Foi o que aconteceu com Telma. Em agosto de 2020 começou a fazer seis ciclos de quimioterapia, tratamento que continuou até dezembro. Ela recorda que foi difícil, teve queda de cabelo, ficava fraca e acamada. O tratamento diminuiu um pouco as lesões e manteve o controle da doença.

 

Medicamentos que podem ajudar

Além da cirurgia e quimioterapia, há situações em que se aloca um segundo tipo de agente durante o tratamento quimioterápico: remédios antiangiogênicos, que bloqueiam as formações dos vasos do tumor, evitando que ele receba oxigênio e alimentos, em uma conjunção de tratamento medicamentoso feito durante ou depois da quimioterapia.

Após o tratamento quimioterápico, avisa Maluf, em algumas situações é realizada a manutenção com drogas chamadas inibidores de PARP, para evitar que o tumor volte à sua integridade. “São drogas que têm importante ação em pacientes com mutação BRCA1 e BRCA2, mas também podem funcionar, numa proporção menor, com outros tipos de alterações ou em pacientes sem alteração gênica. Estamos avançando nos melhores resultados e hoje o número de pacientes em remissão completa da doença ou no controle prolongado é muito maior do que no passado”.
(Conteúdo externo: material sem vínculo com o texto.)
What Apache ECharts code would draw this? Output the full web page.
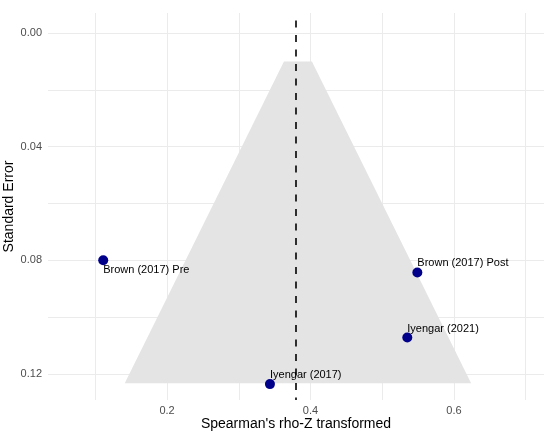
<!DOCTYPE html>
<html>
<head>
<meta charset="utf-8">
<script src="https://cdn.jsdelivr.net/npm/echarts@6/dist/echarts.min.js"></script>
<style>
  html, body { margin: 0; padding: 0; background: #fff; }
  #chart { width: 550px; height: 436px; }
</style>
</head>
<body>
<div id="chart"></div>
<script>
// studies
var studyNames = ['Brown (2017) Pre', 'Brown (2017) Post', 'Iyengar (2021)', 'Iyengar (2017)'];
var effectZ = [0.111, 0.549, 0.535, 0.3435];
var stdErr = [0.080, 0.0843, 0.1072, 0.1236];

// pooled estimate and funnel outline (corners)
var pooled = 0.383;
var funnelX = [0.363, 0.402, 0.624, 0.141];
var funnelSE = [0.010, 0.010, 0.1233, 0.1233];

// labelled ticks
var xTicks = [0.2, 0.4, 0.6];
var yTicks = [0, 0.04, 0.08, 0.12];

var labelBelow = ['Brown (2017) Pre'];

function isTick(list, v) {
  return list.some(function (t) { return Math.abs(t - v) < 1e-9; });
}

var points = [];
for (var i = 0; i < studyNames.length; i++) {
  var below = labelBelow.indexOf(studyNames[i]) >= 0;
  points.push({
    name: studyNames[i],
    value: [effectZ[i], stdErr[i]],
    label: { position: [5, below ? 15 : -4] }
  });
}

var myChart = echarts.init(document.getElementById('chart'));

var option = {
  animation: false,
  textStyle: { fontFamily: 'Liberation Sans, Arial, sans-serif' },
  grid: { left: 48, right: 6, top: 13, bottom: 36, containLabel: false, outerBoundsMode: 'none' },
  xAxis: {
    type: 'value',
    min: 0.034,
    max: 0.7256,
    splitNumber: 7,
    name: "Spearman's rho-Z transformed",
    nameLocation: 'middle',
    nameGap: 17,
    nameMoveOverlap: false,
    nameTextStyle: { color: '#000', fontSize: 14, verticalAlign: 'top' },
    axisLine: { show: false },
    axisTick: { show: false },
    axisLabel: {
      color: '#4d4d4d', fontSize: 11, margin: 5,
      showMinLabel: false, showMaxLabel: false,
      formatter: function (v) { return isTick(xTicks, v) ? v.toFixed(1) : ''; }
    },
    splitLine: { show: true, showMinLine: false, showMaxLine: false, lineStyle: { color: '#ebebeb', width: 1 } }
  },
  yAxis: {
    type: 'value',
    inverse: true,
    min: -0.00705,
    max: 0.1292,
    splitNumber: 7,
    name: 'Standard Error',
    nameLocation: 'middle',
    nameGap: 39,
    nameMoveOverlap: false,
    nameTextStyle: { color: '#000', fontSize: 14, verticalAlign: 'middle' },
    axisLine: { show: false },
    axisTick: { show: false },
    axisLabel: {
      color: '#4d4d4d', fontSize: 11, margin: 6,
      showMinLabel: false, showMaxLabel: false,
      formatter: function (v) { return isTick(yTicks, v) ? v.toFixed(2) : ''; }
    },
    splitLine: { show: true, showMinLine: false, showMaxLine: false, lineStyle: { color: '#ebebeb', width: 1 } }
  },
  series: [
    {
      type: 'custom',
      z: 1,
      silent: true,
      data: [0],
      renderItem: function (params, api) {
        var pts = funnelX.map(function (x, k) { return api.coord([x, funnelSE[k]]); });
        return {
          type: 'polygon',
          shape: { points: pts },
          style: { fill: '#e4e4e4' }
        };
      }
    },
    {
      type: 'scatter',
      z: 3,
      symbolSize: 10,
      itemStyle: { color: '#00008b', opacity: 1 },
      data: points,
      label: {
        show: true,
        formatter: '{b}',
        color: '#000',
        fontSize: 11,
        align: 'left',
        verticalAlign: 'middle'
      },
      markLine: {
        silent: true,
        symbol: ['none', 'none'],
        label: { show: false },
        lineStyle: { color: '#000', width: 1.6, type: [7, 7.5], dashOffset: 7 },
        data: [{ xAxis: pooled }]
      }
    }
  ]
};

myChart.setOption(option);
</script>
</body>
</html>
Saiba mais sobre tratamentos.

 

Vida com qualidade e repleta de sonhos

Em março deste ano Telma começou um novo protocolo de quimioterapia. “A oncologista avisou que não tem mais objetivo de cura, é apenas para controle, mas consegue me manter com qualidade de vida por tempo indeterminado. Não sinto dor, não tenho sintomas, estou bem e tenho muita qualidade de vida”, comemora.

“Vejo que tudo é aprendizado e tem um propósito para nossa evolução. Há pessoas que me perguntam se isso não é rancor ou mágoa que eu guardei. Pior quando pedem para fazer uma análise interna e ver como está minha relação com Deus. A doença não tem nada a ver com fé”, desabafa, e conta com bom humor como sua fé permite que possa desejar sonhos futuros. “Fui fazer exame médico de renovação da CNH, o médico perguntou sobre tratamento de saúde, falei da quimioterapia e ele pediu um breve relato. A renovação tem prazo de validade de dez anos, mas ele disse que diante do meu problema de saúde a minha será de cinco anos”, Telma gargalha enquanto conta a história. “Logo falei: ‘ô Senhor, dai-me forças para estar aqui daqui a cinco anos e fazer a renovação’”.
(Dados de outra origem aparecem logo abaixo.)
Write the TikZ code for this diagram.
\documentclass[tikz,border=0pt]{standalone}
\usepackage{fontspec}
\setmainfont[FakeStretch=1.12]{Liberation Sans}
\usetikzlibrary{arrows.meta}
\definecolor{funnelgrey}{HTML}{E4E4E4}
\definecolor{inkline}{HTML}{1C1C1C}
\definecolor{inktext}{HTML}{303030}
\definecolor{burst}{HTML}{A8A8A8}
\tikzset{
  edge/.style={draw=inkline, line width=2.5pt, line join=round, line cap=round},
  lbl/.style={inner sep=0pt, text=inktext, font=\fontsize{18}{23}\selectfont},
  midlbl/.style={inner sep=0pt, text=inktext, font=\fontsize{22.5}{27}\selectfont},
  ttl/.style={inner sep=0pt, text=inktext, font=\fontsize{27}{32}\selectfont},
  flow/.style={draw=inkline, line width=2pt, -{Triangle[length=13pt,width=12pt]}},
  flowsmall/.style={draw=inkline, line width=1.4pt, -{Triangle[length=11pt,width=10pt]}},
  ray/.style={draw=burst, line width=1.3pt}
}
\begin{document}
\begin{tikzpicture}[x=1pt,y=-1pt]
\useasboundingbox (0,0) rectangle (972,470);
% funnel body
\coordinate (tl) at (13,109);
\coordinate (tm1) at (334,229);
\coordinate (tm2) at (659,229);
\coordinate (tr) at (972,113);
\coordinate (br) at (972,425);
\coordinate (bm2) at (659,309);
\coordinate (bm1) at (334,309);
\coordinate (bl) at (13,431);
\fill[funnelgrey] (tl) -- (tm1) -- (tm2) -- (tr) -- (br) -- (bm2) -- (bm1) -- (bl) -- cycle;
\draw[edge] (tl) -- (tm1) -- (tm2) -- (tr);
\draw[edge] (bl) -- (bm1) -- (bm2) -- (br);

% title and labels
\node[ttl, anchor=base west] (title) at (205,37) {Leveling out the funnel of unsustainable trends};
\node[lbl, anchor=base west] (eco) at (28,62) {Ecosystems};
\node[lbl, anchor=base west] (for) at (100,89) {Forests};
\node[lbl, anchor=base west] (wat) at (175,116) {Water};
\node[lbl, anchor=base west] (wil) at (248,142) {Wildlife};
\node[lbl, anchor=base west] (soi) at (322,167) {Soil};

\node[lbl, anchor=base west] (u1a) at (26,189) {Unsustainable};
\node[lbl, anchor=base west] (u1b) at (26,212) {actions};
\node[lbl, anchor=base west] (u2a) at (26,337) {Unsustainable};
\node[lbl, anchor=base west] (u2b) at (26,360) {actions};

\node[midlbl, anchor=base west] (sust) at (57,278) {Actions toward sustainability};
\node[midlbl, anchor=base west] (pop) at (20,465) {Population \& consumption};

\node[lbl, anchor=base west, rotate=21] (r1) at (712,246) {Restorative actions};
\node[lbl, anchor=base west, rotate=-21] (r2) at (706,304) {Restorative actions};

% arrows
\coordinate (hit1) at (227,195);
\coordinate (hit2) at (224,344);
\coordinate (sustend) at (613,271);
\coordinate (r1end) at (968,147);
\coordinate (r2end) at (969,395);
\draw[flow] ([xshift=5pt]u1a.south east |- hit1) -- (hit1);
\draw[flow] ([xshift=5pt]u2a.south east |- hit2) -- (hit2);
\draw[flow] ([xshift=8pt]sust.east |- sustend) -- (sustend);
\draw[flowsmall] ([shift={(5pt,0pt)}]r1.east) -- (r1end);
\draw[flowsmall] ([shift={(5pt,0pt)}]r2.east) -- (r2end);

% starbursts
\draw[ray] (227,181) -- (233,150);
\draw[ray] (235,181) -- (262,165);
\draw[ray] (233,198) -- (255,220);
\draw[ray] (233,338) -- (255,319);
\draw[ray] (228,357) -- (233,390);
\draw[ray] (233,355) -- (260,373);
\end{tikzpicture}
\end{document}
Ela busca levar assim, de forma leve e com bom humor, sua relação com a doença. Hoje tenta trabalhar menos e aproveitar mais a vida. “Tenho um ditado que digo sempre: quem vê cara, não vê exame. Quem olha para mim não acredita tudo que passei. Não me sinto doente. Meu médico fala que trata minha doença como crônica; foi-se o tempo em que o câncer era uma sentença de morte. Claro que posso ter complicação a qualquer momento, mas tudo é relativo e por isso entrego na mão de Deus e confio que está numa boa mão. E tudo que o médico fala para fazer, eu faço”.

Conta que nunca se revoltou, é bastante positiva, mas às vezes sente desespero, quando pensa no que já passou e no que ainda vai passar. “Choro. Sou humana. Mas não me entrego, trabalho, faço minhas coisas, não reclamo nem deixo a doença ser protagonista da situação. Ela está no meio da história, mas não é ela que prevalece”.
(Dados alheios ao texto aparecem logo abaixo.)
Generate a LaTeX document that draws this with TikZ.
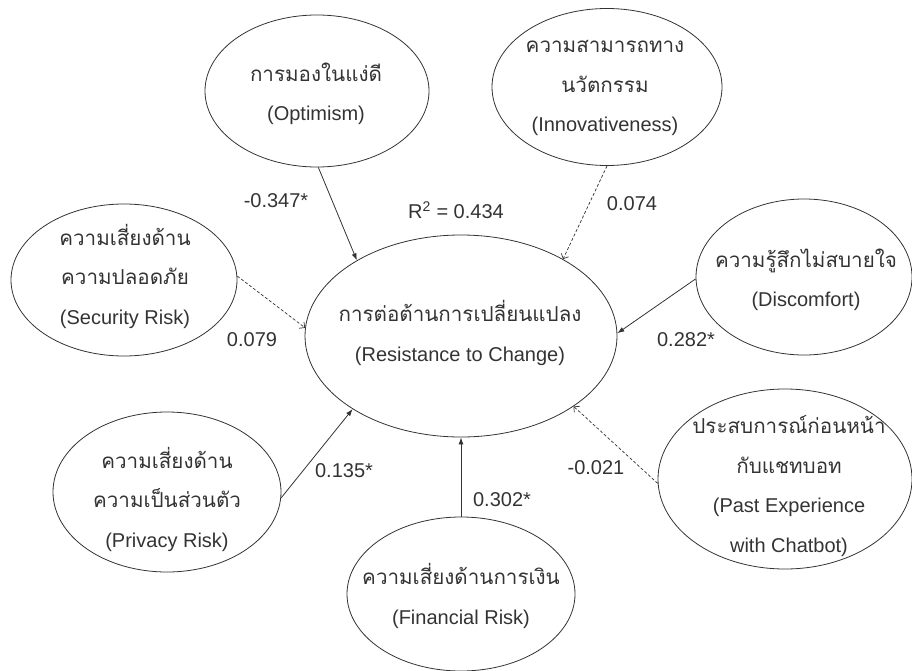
\documentclass[tikz,border=0pt]{standalone}
\usepackage{fontspec}
\setmainfont{Liberation Sans}
\newfontfamily\thaifont[Script=Thai,Scale=1.03]{Loma}
\usetikzlibrary{shapes.geometric,arrows.meta}
\definecolor{ink}{HTML}{333333}
\begin{document}
\begin{tikzpicture}[x=1pt,y=-1pt,
  ell/.style={draw=ink, line width=0.8pt, ellipse, inner sep=0pt},
  lbl/.style={text=ink, font=\fontsize{20}{24}\selectfont, inner sep=0pt},
  txt/.style={text=ink, align=center, font=\fontsize{20}{39.5}\selectfont, inner sep=0pt},
  sol/.style={draw=ink, line width=0.8pt, -{Latex[length=7pt,width=5pt]}},
  dsh/.style={draw=ink, line width=0.7pt, dash pattern=on 3pt off 2pt, -{Straight Barb[length=4pt,width=8pt]}}]
\useasboundingbox (0,0) rectangle (912,671);
% ellipses
\node[ell, minimum width=312pt, minimum height=202pt] (ctr) at (461,336) {};
\node[ell, minimum width=224pt, minimum height=152pt] (opt) at (317,91) {};
\node[ell, minimum width=230pt, minimum height=157pt] (inn) at (607,87) {};
\node[ell, minimum width=226pt, minimum height=152pt] (sec) at (124,280) {};
\node[ell, minimum width=216pt, minimum height=156pt] (dis) at (804,277) {};
\node[ell, minimum width=254pt, minimum height=180pt] (pas) at (785,479) {};
\node[ell, minimum width=228pt, minimum height=160pt] (pri) at (167,492) {};
\node[ell, minimum width=228pt, minimum height=154pt] (fin) at (461,594) {};
% texts
\node[txt] (ctr-t) at (460,333) {{\thaifont การต่อต้านการเปลี่ยนแปลง}\\(Resistance to Change)};
\node[txt] (opt-t) at (316,94) {{\thaifont การมองในแง่ดี}\\(Optimism)};
\node[txt] (inn-t) at (605,88) {{\thaifont ความสามารถทาง}\\{\thaifont นวัตกรรม}\\(Innovativeness)};
\node[txt] (sec-t) at (125,276) {{\thaifont ความเสี่ยงด้าน}\\{\thaifont ความปลอดภัย}\\(Security Risk)};
\node[txt] (dis-t) at (806,280) {{\thaifont ความรู้สึกไม่สบายใจ}\\(Discomfort)};
\node[txt] (pas-t) at (789,486) {{\thaifont ประสบการณ์ก่อนหน้า}\\{\thaifont กับแชทบอท}\\(Past Experience\\with Chatbot)};
\node[txt] (pri-t) at (167,499) {{\thaifont ความเสี่ยงด้าน}\\{\thaifont ความเป็นส่วนตัว}\\(Privacy Risk)};
\node[txt] (fin-t) at (461,596) {{\thaifont ความเสี่ยงด้านการเงิน}\\(Financial Risk)};
% connectors
\draw[sol] (opt.-89) -- (ctr.144);
\draw[dsh] (inn.-90) -- (ctr.37);
\draw[dsh] (sec.2) -- (ctr.177.4);
\draw[sol] (dis.181) -- (ctr.1.5);
\draw[dsh] (pas.182) -- (ctr.-32.6);
\draw[sol] (pri.-3) -- (ctr.-146.4);
\draw[sol] (fin.north) -- (ctr.south);
% labels
\node[lbl] (l-opt) at (276,201) {-0.347*};
\node[lbl] (r2) at (456,210) {R\textsuperscript{2} = 0.434};
\node[lbl] (l-inn) at (632,204) {0.074};
\node[lbl] (l-sec) at (252,340) {0.079};
\node[lbl] (l-dis) at (686,340) {0.282*};
\node[lbl] (l-pri) at (344,471) {0.135*};
\node[lbl] (l-pas) at (596,468) {-0.021};
\node[lbl] (l-fin) at (502,500) {0.302*};
\end{tikzpicture}
\end{document}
A entrevista aconteceu dias antes de Telma viajar para Arraial do Cabo – e por várias vezes ela contou animada o que considera uma “aventura”, que preparou com todo cuidado de isolamento por conta da pandemia. “Diante da minha situação, não quero perder tempo. Vejo que evoluí muito no autoconhecimento e na autoestima. Quando o cabelo caiu, senti que eu estava desintegrando, literalmente caindo aos pedaços. Você vê que depois o cabelo vai se regenerando, como nós. Antes eu só pensava em trabalhar; hoje quero viajar, conhecer lugares, ter uma vida mais tranquila. Ver minha filha se formar e ter um netinho. Não poderei mais ter filhos, como queria, então vou esperar os netos. Ela já avisou que nem tão cedo, acabou de entrar na faculdade. Será que vou abraçar meu netinho?”, pergunta, e logo sorri, voltando a falar dos planos de viagens. “Esse é o primeiro de uma lista de lugares que quero ir quando a pandemia acabar. É o pontapé inicial”.